If the value you supply on the "Default Thresholds" screen is too ambitious (and not overridden for specific mail jobs, see below), then Maestro will too often consider actually measured rates as "unexpected", highlight the associated metrics in reports and classify notifications as alerts.
If, on the other hand, you supply too generous values (i.e. a too low open rate threshold value and a too high bounce rate threshold value), then you effectively disable Maestro's capability to send notifications as alerts (i.e. all notifications are non-alerts) and to highlight tracking metrics in reports.
Using Averages to Determine "Good" Rates: With the Tracking and Delivery Statistics report, you can determine average rates across a configurable set of mail jobs sent from your account or group. By monitoring this report on a regular basis, you can acquire a good feeling of what constitutes a "good" rate by looking at your own email-marketing activities with Maestro in the past.

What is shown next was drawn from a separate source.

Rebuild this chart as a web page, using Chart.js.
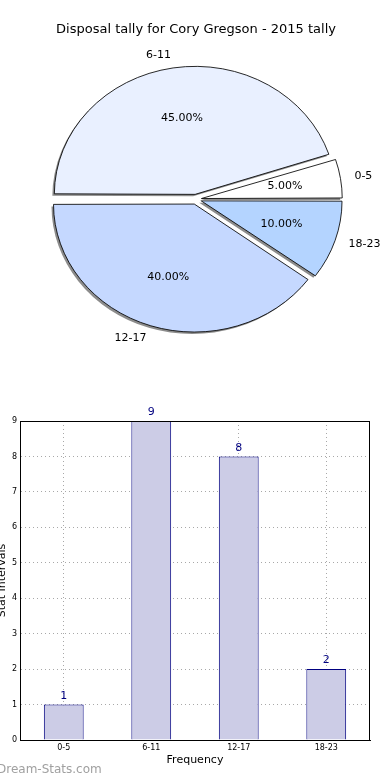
<!DOCTYPE html>
<html>
<head>
<meta charset="utf-8">
<script src="https://cdn.jsdelivr.net/npm/chart.js@4.4.1/dist/chart.umd.min.js"></script>
<style>
  body { margin: 0; background: #fff; width: 390px; height: 780px; overflow: hidden; position: relative; font-family: "DejaVu Sans", sans-serif; }
  #pieWrap { position: absolute; left: 0; top: 0; width: 390px; height: 380px; }
  #barWrap { position: absolute; left: -4px; top: 380px; width: 390px; height: 400px; }
  #mark { position: absolute; left: -3px; top: 762px; font: 12px "DejaVu Sans", sans-serif; color: #a0a0a0; }
</style>
</head>
<body>
<div id="pieWrap"><canvas id="pieChart"></canvas></div>
<div id="barWrap"><canvas id="barChart"></canvas></div>
<div id="mark">Dream-Stats.com</div>
<script>
// --- DATA ---
const categories = ['0-5', '6-11', '12-17', '18-23'];
const counts = [1, 9, 8, 2];
const percents = [5, 45, 40, 10];
const sliceColors = ['#ffffff', '#e9f0ff', '#c5d8ff', '#b4d4ff'];
const yTicks = [0, 1, 2, 3, 4, 5, 6, 7, 8, 9];

const FONT = 'DejaVu Sans';
const STRETCH_X = 1.1;   // pie is a bit wider than tall
const PIE_R = 128;
const EXPLODE = 5;       // px each slice is pushed out

// Chart.js draws clockwise from the top, the original goes counter-clockwise from east,
// so feed the slices in reverse order and start at 90deg
const pieOrder = [3, 2, 1, 0];

// --- PIE HELPERS ---
function arcFix(arc) {
    return 1 - Math.sin(Math.min(Math.PI, arc.endAngle - arc.startAngle));
}

let plainStroke = null;

const ellipsePlugin = {
    id: 'ellipse',
    beforeDatasetsDraw(chart) {
        const ctx = chart.ctx;
        const meta = chart.getDatasetMeta(0);
        const ctrl = meta.controller;
        // 'offset' also grows the radius a bit, take that back so all slices match
        meta.data.forEach(arc => {
            arc.outerRadius = ctrl.outerRadius - EXPLODE * arcFix(arc);
        });
        const cx = meta.data[0].x, cy = meta.data[0].y;
        ctx.save();
        ctx.translate(cx, cy);
        ctx.scale(STRETCH_X, 1);
        ctx.translate(-cx, -cy);
        ctx.shadowColor = '#8c8c8c';
        ctx.shadowOffsetX = -2;
        ctx.shadowOffsetY = 2;
        ctx.shadowBlur = 0;
        // shadow only under the fills, not the outlines
        plainStroke = ctx.stroke;
        ctx.stroke = function () {
            const c = this.shadowColor;
            this.shadowColor = 'rgba(0,0,0,0)';
            plainStroke.apply(this, arguments);
            this.shadowColor = c;
        };
    },
    afterDatasetsDraw(chart) {
        const ctx = chart.ctx;
        delete ctx.stroke;
        ctx.restore();
        const meta = chart.getDatasetMeta(0);
        const ctrl = meta.controller;
        ctx.save();
        ctx.fillStyle = '#000';
        ctx.font = '11px "' + FONT + '"';
        ctx.textBaseline = 'middle';
        meta.data.forEach((arc, i) => {
            const k = pieOrder[i];
            const mid = (arc.startAngle + arc.endAngle) / 2;
            const cx = arc.x, cy = arc.y;
            const R = ctrl.outerRadius;
            // percentage inside
            const rIn = R * 0.6 + EXPLODE;
            ctx.textAlign = 'center';
            ctx.fillText(percents[k].toFixed(2) + '%', cx + Math.cos(mid) * rIn * STRETCH_X, cy + Math.sin(mid) * rIn);
            // category outside
            const rOut = R * 1.1 + EXPLODE;
            const lx = cx + Math.cos(mid) * rOut * STRETCH_X;
            ctx.textAlign = Math.cos(mid) < 0 ? 'right' : 'left';
            ctx.fillText(categories[k], lx, cy + Math.sin(mid) * rOut);
        });
        ctx.restore();
    }
};

// --- PIE CHART ---
const pieChart = new Chart(document.getElementById('pieChart'), {
    type: 'pie',
    data: {
        labels: pieOrder.map(i => categories[i]),
        datasets: [{
            data: pieOrder.map(i => percents[i]),
            backgroundColor: pieOrder.map(i => sliceColors[i]),
            borderColor: '#000',
            borderWidth: 0.8,
            offset: EXPLODE * 4   // Chart.js moves the arc by offset/4
        }]
    },
    options: {
        responsive: true,
        maintainAspectRatio: false,
        animation: false,
        rotation: 90,
        radius: PIE_R,
        layout: { padding: { left: 2, right: 0, top: 0, bottom: 19 } },
        plugins: {
            legend: { display: false },
            tooltip: { enabled: false },
            title: {
                display: true,
                text: 'Disposal tally for Cory Gregson - 2015 tally',
                color: '#000',
                font: { family: FONT, size: 13, weight: 'normal' },
                padding: { top: 22, bottom: 0 }
            }
        }
    },
    plugins: [ellipsePlugin]
});

// --- BAR CHART ---
const barExtras = {
    id: 'barExtras',
    afterDraw(chart) {
        const ctx = chart.ctx;
        const a = chart.chartArea;
        ctx.save();
        ctx.strokeStyle = '#000';
        ctx.lineWidth = 1;
        ctx.strokeRect(Math.round(a.left) + 0.5, Math.round(a.top) + 0.5, Math.round(a.right - a.left) - 1, Math.round(a.bottom - a.top));
        // counts above the bars
        const meta = chart.getDatasetMeta(0);
        ctx.fillStyle = '#000080';
        ctx.font = '11px "' + FONT + '"';
        ctx.textAlign = 'center';
        ctx.textBaseline = 'bottom';
        meta.data.forEach((bar, i) => {
            ctx.fillText(String(counts[i]), bar.x, bar.y - 3);
        });
        ctx.restore();
    }
};

const gridLook = { color: '#a8a8a8', lineWidth: 1, drawTicks: false };
const dotted = { display: true, color: '#000', width: 1, dash: [1, 3] };

const barChart = new Chart(document.getElementById('barChart'), {
    type: 'bar',
    data: {
        labels: categories,
        datasets: [{
            data: counts,
            backgroundColor: '#ccccE6',
            borderColor: '#000080',
            borderWidth: 1,
            categoryPercentage: 1,
            barPercentage: 0.455
        }]
    },
    options: {
        responsive: true,
        maintainAspectRatio: false,
        animation: false,
        layout: { padding: { left: 0, right: 16, top: 41, bottom: 13 } },
        plugins: {
            legend: { display: false },
            tooltip: { enabled: false }
        },
        scales: {
            x: {
                z: 1,
                grid: Object.assign({ offset: false }, gridLook),
                border: dotted,
                ticks: { color: '#000', padding: 3, font: { family: FONT, size: 8 } },
                title: { display: true, text: 'Frequency', color: '#000', font: { family: FONT, size: 11 }, padding: 0 },
                afterFit(scale) { scale.height = 27; }
            },
            y: {
                z: 1,
                min: 0,
                max: 9,
                afterBuildTicks(scale) { scale.ticks = yTicks.map(v => ({ value: v })); },
                grid: gridLook,
                border: dotted,
                ticks: { color: '#000', padding: 3, font: { family: FONT, size: 8 } },
                title: { display: true, text: 'Stat Intervals', color: '#000', font: { family: FONT, size: 11 }, padding: 0 },
                afterFit(scale) { scale.width = 24; }
            }
        }
    },
    plugins: [barExtras]
});
</script>
</body>
</html>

Researching "Good" Rates in the Internet: An Internet research will quickly give you various resources which list typical email-marketing metrics, usually sub-divided by categories such as the industry. Depending on the resource you are looking at, you may immediately find an industry category that is suitable to your own business. If not, such a resource at least gives you a feeling about what typical rates in other industries look like and, most importantly, that the rates vary considerably for different industries.
About Job-Specific Overrides: Regardless of the method you used to acquire the proper values to supply on the "Default Thresholds" screen, you may still encounter mail jobs whose typical rates differ substantially from those observed for the rest of your mail jobs, for example because you used an unusual recipients set or unusual content. In such a case, it may be desirable to supply override values specific to these jobs. This is possible on the properties screen of each job.